* _Supplied entries_:

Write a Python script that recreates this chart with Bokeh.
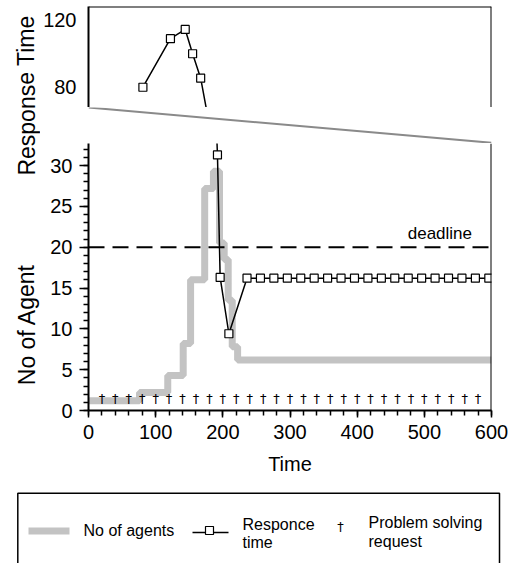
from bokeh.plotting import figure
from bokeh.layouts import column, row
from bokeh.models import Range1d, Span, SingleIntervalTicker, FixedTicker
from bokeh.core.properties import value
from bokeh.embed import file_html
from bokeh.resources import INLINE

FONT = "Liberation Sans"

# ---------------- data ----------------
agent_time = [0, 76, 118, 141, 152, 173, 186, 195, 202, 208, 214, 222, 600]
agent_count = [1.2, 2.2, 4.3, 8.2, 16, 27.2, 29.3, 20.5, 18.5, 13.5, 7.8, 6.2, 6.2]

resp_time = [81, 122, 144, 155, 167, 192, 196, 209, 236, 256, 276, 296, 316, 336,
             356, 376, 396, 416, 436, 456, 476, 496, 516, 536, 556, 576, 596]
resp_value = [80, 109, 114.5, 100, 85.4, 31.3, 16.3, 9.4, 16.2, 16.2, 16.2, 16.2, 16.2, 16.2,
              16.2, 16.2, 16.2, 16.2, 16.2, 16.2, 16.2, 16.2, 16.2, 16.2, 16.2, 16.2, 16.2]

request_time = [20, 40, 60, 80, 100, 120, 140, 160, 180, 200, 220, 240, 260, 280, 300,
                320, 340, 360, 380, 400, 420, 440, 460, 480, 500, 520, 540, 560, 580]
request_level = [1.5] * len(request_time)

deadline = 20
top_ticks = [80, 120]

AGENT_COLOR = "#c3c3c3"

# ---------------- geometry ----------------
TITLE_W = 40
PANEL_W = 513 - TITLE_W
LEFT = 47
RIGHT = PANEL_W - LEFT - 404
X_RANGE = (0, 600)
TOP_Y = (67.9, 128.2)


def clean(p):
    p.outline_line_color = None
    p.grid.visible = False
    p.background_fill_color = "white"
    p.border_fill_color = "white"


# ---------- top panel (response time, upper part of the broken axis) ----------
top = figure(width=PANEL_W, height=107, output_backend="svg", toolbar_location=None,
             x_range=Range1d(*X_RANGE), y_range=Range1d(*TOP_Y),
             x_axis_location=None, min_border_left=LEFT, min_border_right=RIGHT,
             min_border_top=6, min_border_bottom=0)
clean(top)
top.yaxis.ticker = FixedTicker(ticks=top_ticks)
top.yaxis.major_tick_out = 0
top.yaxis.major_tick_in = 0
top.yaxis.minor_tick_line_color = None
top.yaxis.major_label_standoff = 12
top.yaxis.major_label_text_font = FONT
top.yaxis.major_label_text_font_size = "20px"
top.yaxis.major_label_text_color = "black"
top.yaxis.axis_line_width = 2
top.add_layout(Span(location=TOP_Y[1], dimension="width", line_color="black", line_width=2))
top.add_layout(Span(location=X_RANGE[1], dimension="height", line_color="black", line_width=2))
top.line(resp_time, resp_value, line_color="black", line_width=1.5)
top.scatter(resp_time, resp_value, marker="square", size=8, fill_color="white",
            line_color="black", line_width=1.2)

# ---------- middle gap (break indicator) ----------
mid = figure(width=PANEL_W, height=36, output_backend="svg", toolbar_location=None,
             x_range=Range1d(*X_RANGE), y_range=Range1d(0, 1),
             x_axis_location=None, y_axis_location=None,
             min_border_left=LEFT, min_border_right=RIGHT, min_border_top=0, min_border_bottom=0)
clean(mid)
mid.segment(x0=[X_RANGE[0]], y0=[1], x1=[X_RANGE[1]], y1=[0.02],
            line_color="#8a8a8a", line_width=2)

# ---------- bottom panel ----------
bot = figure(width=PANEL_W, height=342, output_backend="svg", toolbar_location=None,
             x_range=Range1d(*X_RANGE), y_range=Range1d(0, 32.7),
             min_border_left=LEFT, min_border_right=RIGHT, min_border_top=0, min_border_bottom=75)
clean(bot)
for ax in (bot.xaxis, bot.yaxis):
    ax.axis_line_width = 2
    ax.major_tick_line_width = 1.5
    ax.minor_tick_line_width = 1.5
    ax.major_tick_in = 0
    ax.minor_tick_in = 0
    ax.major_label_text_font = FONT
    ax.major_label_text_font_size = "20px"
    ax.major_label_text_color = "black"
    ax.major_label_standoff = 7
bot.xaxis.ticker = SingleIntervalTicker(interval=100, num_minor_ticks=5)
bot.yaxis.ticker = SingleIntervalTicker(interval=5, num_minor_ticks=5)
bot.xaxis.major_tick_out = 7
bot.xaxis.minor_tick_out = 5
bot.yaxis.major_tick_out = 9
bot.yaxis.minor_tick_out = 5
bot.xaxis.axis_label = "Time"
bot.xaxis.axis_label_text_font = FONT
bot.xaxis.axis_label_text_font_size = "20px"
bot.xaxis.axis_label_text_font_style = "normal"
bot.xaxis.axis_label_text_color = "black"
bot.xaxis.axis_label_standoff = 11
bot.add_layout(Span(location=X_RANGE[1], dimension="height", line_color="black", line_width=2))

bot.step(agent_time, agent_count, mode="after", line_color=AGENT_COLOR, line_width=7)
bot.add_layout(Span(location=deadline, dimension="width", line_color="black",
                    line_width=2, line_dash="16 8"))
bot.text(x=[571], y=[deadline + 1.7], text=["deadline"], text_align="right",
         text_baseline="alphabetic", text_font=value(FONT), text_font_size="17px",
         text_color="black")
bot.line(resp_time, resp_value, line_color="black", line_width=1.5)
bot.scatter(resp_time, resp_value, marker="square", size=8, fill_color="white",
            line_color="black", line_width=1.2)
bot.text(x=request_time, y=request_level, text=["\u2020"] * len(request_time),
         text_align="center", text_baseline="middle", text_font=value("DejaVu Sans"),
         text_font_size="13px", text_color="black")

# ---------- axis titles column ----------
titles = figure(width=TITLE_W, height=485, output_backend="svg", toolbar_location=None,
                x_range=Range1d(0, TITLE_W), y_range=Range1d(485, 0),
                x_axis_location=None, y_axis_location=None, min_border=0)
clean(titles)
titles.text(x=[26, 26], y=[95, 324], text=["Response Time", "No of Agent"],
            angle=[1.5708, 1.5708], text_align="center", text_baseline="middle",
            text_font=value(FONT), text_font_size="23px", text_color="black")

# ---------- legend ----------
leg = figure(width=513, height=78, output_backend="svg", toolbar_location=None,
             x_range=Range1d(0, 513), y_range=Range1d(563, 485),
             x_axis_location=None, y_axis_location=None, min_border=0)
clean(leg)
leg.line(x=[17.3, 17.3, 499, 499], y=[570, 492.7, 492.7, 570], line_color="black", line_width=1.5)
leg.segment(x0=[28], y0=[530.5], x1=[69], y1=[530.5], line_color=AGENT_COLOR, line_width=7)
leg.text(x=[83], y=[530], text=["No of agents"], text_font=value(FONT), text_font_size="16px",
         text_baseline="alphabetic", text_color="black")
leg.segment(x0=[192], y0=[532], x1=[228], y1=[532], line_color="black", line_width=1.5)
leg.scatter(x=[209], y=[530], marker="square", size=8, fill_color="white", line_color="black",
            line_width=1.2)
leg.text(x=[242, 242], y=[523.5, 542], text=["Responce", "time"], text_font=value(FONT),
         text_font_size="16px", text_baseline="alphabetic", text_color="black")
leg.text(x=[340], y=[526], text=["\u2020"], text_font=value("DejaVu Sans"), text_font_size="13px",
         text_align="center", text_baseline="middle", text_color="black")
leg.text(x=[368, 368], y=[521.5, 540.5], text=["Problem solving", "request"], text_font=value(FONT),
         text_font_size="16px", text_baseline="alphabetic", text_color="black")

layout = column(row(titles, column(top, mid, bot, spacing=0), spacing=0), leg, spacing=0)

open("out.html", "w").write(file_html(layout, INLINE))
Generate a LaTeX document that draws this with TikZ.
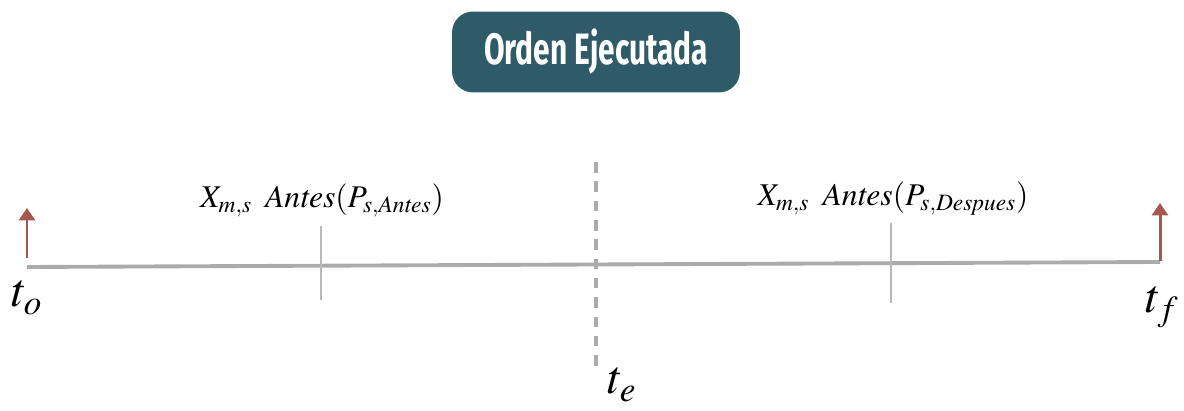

* _Your instructions_: Transcribe exactly, please, the lines between the start of the records above and the line holding "7.8, 6.2, 6.2]", counting both of those lines and omitting pictures.

* _Solution below_:
Write a Python script that recreates this chart with Bokeh.
from bokeh.plotting import figure
from bokeh.layouts import column, row
from bokeh.models import Range1d, Span, SingleIntervalTicker, FixedTicker
from bokeh.core.properties import value
from bokeh.embed import file_html
from bokeh.resources import INLINE

FONT = "Liberation Sans"

# ---------------- data ----------------
agent_time = [0, 76, 118, 141, 152, 173, 186, 195, 202, 208, 214, 222, 600]
agent_count = [1.2, 2.2, 4.3, 8.2, 16, 27.2, 29.3, 20.5, 18.5, 13.5, 7.8, 6.2, 6.2]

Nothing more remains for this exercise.